## Given task
Leave out the pictures and reproduce all of the data exactly.

## Given material
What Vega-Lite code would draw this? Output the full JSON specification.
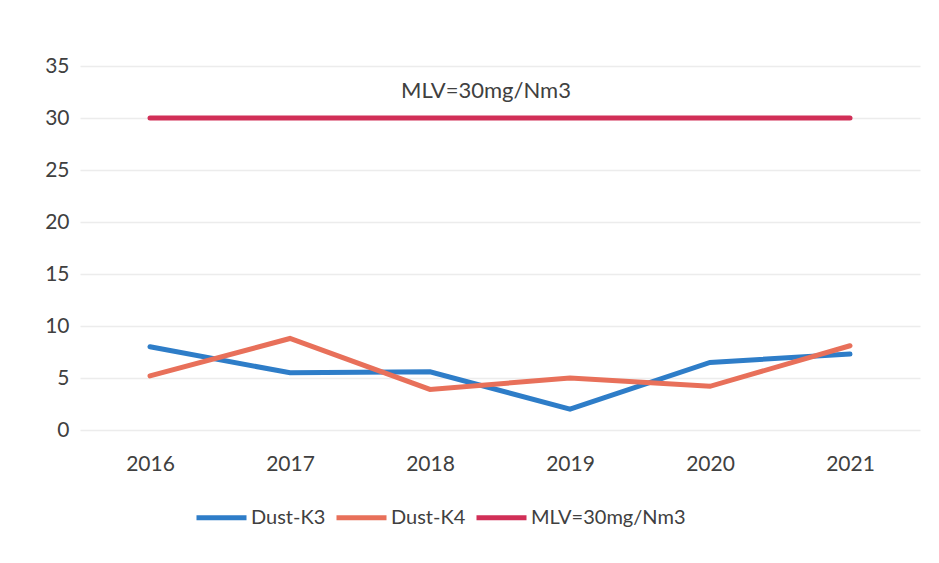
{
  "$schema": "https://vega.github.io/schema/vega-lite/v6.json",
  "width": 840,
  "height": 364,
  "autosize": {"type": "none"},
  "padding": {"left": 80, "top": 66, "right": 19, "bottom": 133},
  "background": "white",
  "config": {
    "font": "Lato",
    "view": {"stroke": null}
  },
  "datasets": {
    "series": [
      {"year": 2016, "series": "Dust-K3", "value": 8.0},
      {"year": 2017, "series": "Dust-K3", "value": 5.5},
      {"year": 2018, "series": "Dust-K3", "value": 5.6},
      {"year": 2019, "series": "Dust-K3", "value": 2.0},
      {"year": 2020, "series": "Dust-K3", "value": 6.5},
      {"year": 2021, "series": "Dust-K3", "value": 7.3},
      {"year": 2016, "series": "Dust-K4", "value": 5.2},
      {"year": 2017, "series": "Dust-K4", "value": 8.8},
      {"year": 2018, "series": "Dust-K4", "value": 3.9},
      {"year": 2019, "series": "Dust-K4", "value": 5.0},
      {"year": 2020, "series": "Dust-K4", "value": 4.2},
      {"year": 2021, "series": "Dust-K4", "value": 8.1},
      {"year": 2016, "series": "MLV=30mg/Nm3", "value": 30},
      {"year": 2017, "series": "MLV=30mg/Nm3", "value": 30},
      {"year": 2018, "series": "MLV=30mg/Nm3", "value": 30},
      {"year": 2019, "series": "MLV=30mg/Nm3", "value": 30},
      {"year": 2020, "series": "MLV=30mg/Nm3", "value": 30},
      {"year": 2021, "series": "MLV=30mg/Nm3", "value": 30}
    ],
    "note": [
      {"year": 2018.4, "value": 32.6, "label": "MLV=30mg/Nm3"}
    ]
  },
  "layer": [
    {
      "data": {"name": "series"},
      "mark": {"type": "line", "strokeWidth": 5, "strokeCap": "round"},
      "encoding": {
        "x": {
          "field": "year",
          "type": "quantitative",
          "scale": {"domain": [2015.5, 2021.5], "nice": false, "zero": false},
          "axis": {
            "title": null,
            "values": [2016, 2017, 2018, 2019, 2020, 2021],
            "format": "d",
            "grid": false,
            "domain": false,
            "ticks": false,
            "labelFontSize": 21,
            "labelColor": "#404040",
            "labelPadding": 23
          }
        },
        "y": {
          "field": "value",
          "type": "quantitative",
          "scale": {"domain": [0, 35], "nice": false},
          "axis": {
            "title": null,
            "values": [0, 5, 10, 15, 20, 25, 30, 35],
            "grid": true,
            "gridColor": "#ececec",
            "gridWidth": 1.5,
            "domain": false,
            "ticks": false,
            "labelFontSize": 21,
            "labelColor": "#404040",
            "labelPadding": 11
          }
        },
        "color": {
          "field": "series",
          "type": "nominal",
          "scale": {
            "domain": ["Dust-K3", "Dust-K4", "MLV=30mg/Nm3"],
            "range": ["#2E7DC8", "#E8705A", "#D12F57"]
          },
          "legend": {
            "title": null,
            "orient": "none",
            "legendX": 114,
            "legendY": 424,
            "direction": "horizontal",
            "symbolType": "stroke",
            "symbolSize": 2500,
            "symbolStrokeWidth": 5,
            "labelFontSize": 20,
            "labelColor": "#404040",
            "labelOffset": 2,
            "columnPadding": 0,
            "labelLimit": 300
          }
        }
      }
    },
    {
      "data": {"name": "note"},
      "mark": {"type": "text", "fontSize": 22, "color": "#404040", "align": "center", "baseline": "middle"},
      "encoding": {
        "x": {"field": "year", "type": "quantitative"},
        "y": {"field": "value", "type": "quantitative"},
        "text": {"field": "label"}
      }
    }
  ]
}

## Task output
What Vega-Lite code would draw this? Output the full JSON specification.
{
  "$schema": "https://vega.github.io/schema/vega-lite/v6.json",
  "width": 840,
  "height": 364,
  "autosize": {"type": "none"},
  "padding": {"left": 80, "top": 66, "right": 19, "bottom": 133},
  "background": "white",
  "config": {
    "font": "Lato",
    "view": {"stroke": null}
  },
  "datasets": {
    "series": [
      {"year": 2016, "series": "Dust-K3", "value": 8.0},
      {"year": 2017, "series": "Dust-K3", "value": 5.5},
      {"year": 2018, "series": "Dust-K3", "value": 5.6},
      {"year": 2019, "series": "Dust-K3", "value": 2.0},
      {"year": 2020, "series": "Dust-K3", "value": 6.5},
      {"year": 2021, "series": "Dust-K3", "value": 7.3},
      {"year": 2016, "series": "Dust-K4", "value": 5.2},
      {"year": 2017, "series": "Dust-K4", "value": 8.8},
      {"year": 2018, "series": "Dust-K4", "value": 3.9},
      {"year": 2019, "series": "Dust-K4", "value": 5.0},
      {"year": 2020, "series": "Dust-K4", "value": 4.2},
      {"year": 2021, "series": "Dust-K4", "value": 8.1},
      {"year": 2016, "series": "MLV=30mg/Nm3", "value": 30},
      {"year": 2017, "series": "MLV=30mg/Nm3", "value": 30},
      {"year": 2018, "series": "MLV=30mg/Nm3", "value": 30},
      {"year": 2019, "series": "MLV=30mg/Nm3", "value": 30},
      {"year": 2020, "series": "MLV=30mg/Nm3", "value": 30},
      {"year": 2021, "series": "MLV=30mg/Nm3", "value": 30}
    ],
    "note": [
      {"year": 2018.4, "value": 32.6, "label": "MLV=30mg/Nm3"}
    ]
  },
  "layer": [
    {
      "data": {"name": "series"},
      "mark": {"type": "line", "strokeWidth": 5, "strokeCap": "round"},
      "encoding": {
        "x": {
          "field": "year",
          "type": "quantitative",
          "scale": {"domain": [2015.5, 2021.5], "nice": false, "zero": false},
          "axis": {
            "title": null,
            "values": [2016, 2017, 2018, 2019, 2020, 2021],
            "format": "d",
            "grid": false,
            "domain": false,
            "ticks": false,
            "labelFontSize": 21,
            "labelColor": "#404040",
            "labelPadding": 23
          }
        },
        "y": {
          "field": "value",
          "type": "quantitative",
          "scale": {"domain": [0, 35], "nice": false},
          "axis": {
            "title": null,
            "values": [0, 5, 10, 15, 20, 25, 30, 35],
            "grid": true,
            "gridColor": "#ececec",
            "gridWidth": 1.5,
            "domain": false,
            "ticks": false,
            "labelFontSize": 21,
            "labelColor": "#404040",
            "labelPadding": 11
          }
        },
        "color": {
          "field": "series",
          "type": "nominal",
          "scale": {
            "domain": ["Dust-K3", "Dust-K4", "MLV=30mg/Nm3"],
            "range": ["#2E7DC8", "#E8705A", "#D12F57"]
          },
          "legend": {
            "title": null,
            "orient": "none",
            "legendX": 114,
            "legendY": 424,
            "direction": "horizontal",
            "symbolType": "stroke",
            "symbolSize": 2500,
            "symbolStrokeWidth": 5,
            "labelFontSize": 20,
            "labelColor": "#404040",
            "labelOffset": 2,
            "columnPadding": 0,
            "labelLimit": 300
          }
        }
      }
    },
    {
      "data": {"name": "note"},
      "mark": {"type": "text", "fontSize": 22, "color": "#404040", "align": "center", "baseline": "middle"},
      "encoding": {
        "x": {"field": "year", "type": "quantitative"},
        "y": {"field": "value", "type": "quantitative"},
        "text": {"field": "label"}
      }
    }
  ]
}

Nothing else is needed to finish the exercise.